Please do watch the entire course! to become expert in NLP.



In [19]:
word_tokenize(corpus)

['Hello',
 'Welcome',
 ',',
 'to',
 'Krish',
 'Naik',
 "'s",
 'NLP',
 'Tutorials',
 '.',
 'Please',
 'do',
 'watch',
 'the',
 'entire',
 'course',
 '!',
 'to',
 'become',
 'expert',
 'in',
 'NLP',
 '.']

In [20]:
for sentence in documents:
    print(word_tokenize(sentence))

['Hello', 'Welcome', ',', 'to', 'Krish', 'Naik', "'s", 'NLP', 'Tutorials', '.']
['Please', 'do', 'watch', 'the', 'entire', 'course', '!']
['to', 'become', 'expert', 'in', 'NLP', '.']


### wordpunct_tokenize in NLTK
wordpunct_tokenize() is a tokenizer in the NLTK library that splits text into tokens by separating all punctuation from words.

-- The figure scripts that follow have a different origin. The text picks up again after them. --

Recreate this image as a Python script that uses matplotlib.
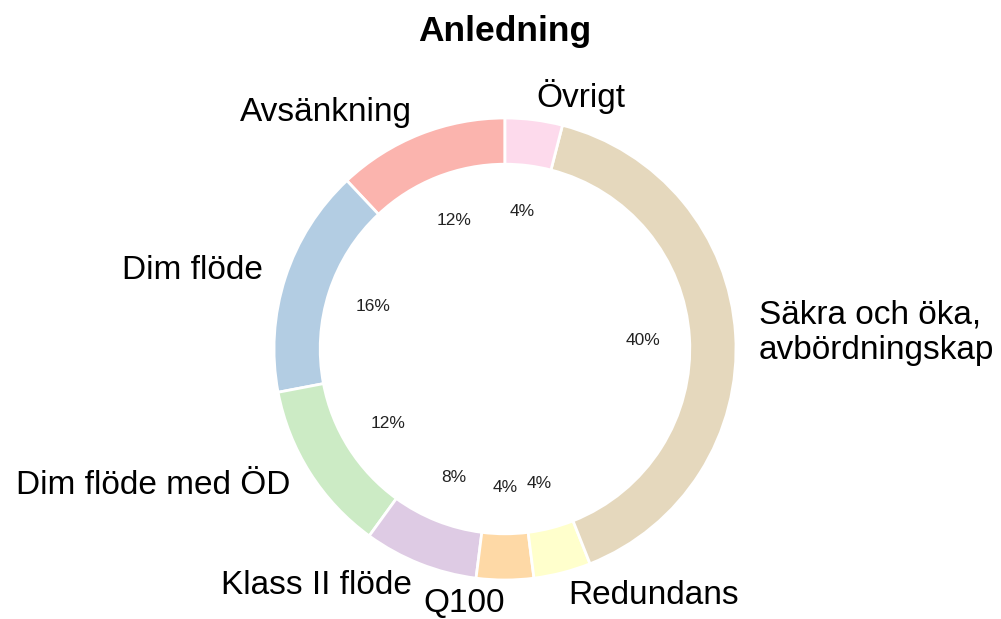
import matplotlib.pyplot as plt
import numpy as np

plt.rcParams['font.family'] = ['Liberation Sans', 'DejaVu Sans']

# Data (counts, shown as percentages)
labels = ['Avsänkning', 'Dim flöde', 'Dim flöde med ÖD', 'Klass II flöde',
          'Q100', 'Redundans', 'Säkra och öka,\navbördningskap', 'Övrigt']
counts = [3, 4, 3, 2, 1, 1, 10, 1]
colors = plt.cm.Pastel1(np.arange(len(counts)))

W, H = 1001, 619
cx, cy, r = 505, 349, 231  # pie centre and radius in pixels

fig = plt.figure(figsize=(W / 100, H / 100), dpi=100)
ax = fig.add_axes([0, 0, 1, 1])

wedges, texts, autotexts = ax.pie(
    counts, labels=labels, colors=colors, startangle=90,
    autopct='%1.0f%%', pctdistance=0.6, labeldistance=1.1,
    wedgeprops=dict(width=0.2, edgecolor='white', linewidth=2),
    textprops=dict(fontsize=24))
for t in autotexts:
    t.set_fontsize(12.5)
    t.set_color('#222222')
# Q100 sits at the very bottom; the original label hangs to the left
texts[labels.index('Q100')].set_ha('right')

ax.set_xlim(-cx / r, (W - cx) / r)
ax.set_ylim(-(H - cy) / r, cy / r)
ax.set_aspect('equal')
ax.axis('off')

fig.text(cx / W, 1 - 31 / H, 'Anledning', ha='center', va='center',
         fontsize=25.5, fontweight='bold')

fig.savefig('out.png', dpi=100)
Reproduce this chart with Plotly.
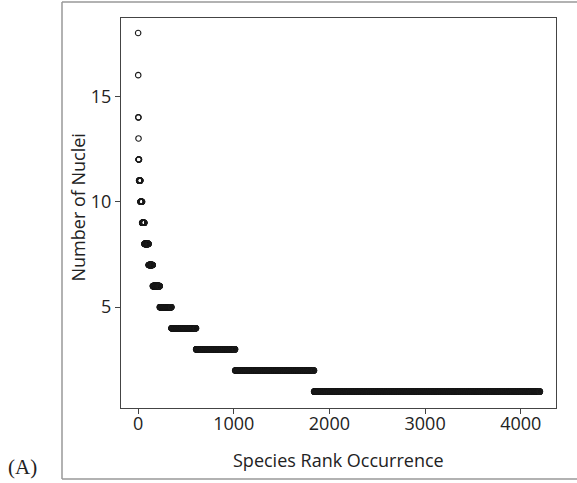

It breaks the text into sequences of alphabetic and non-alphabetic characters.

#### How it works
Splits text by whitespace and punctuation.

Treats punctuation marks (like ., ,, !, ?) as separate tokens.

Unlike word_tokenize(), it does not specially handle contractions or abbreviations.

It basically separates words and punctuation as distinct tokens without applying linguistic rules.

In [21]:
from nltk.tokenize import wordpunct_tokenize

In [22]:
wordpunct_tokenize(corpus)

['Hello',
 'Welcome',
 ',',
 'to',
 'Krish',
 'Naik',
 "'",
 's',
 'NLP',
 'Tutorials',
 '.',
 'Please',
 'do',
 'watch',
 'the',
 'entire',
 'course',
 '!',
 'to',
 'become',
 'expert',
 'in',
 'NLP',
 '.']

### TreebankWordTokenizer in NLTK
TreebankWordTokenizer is a word tokenizer in the NLTK library modeled after the tokenization conventions used in the Penn Treebank corpus — a widely used annotated English text corpus.

It applies linguistic rules designed to tokenize English text into words and punctuation the way linguists expect, especially suitable for formal written English.

Key Features
Splits standard contractions into their component parts, e.g.:

"can't" → ["ca", "n't"]

"I'm" → ["I", "'m"]

Separates punctuation marks like commas, periods, parentheses, quotes, etc. as individual tokens.

Handles common English tokenization quirks, such as:

Splitting off commas from numbers (1,000 → ["1", ",", "000"])

Separating multi-word expressions properly

In [23]:
from nltk.tokenize import TreebankWordTokenizer

In [24]:
tokenizer=TreebankWordTokenizer()

In [25]:
tokenizer.tokenize(corpus)

['Hello',
 'Welcome',
 ',',
 'to',
 'Krish',
 'Naik',
 "'s",
 'NLP',
 'Tutorials.',
 'Please',
 'do',
 'watch',
 'the',
 'entire',
 'course',
 '!',
 'to',
 'become',
 'expert',
 'in',
 'NLP',
 '.']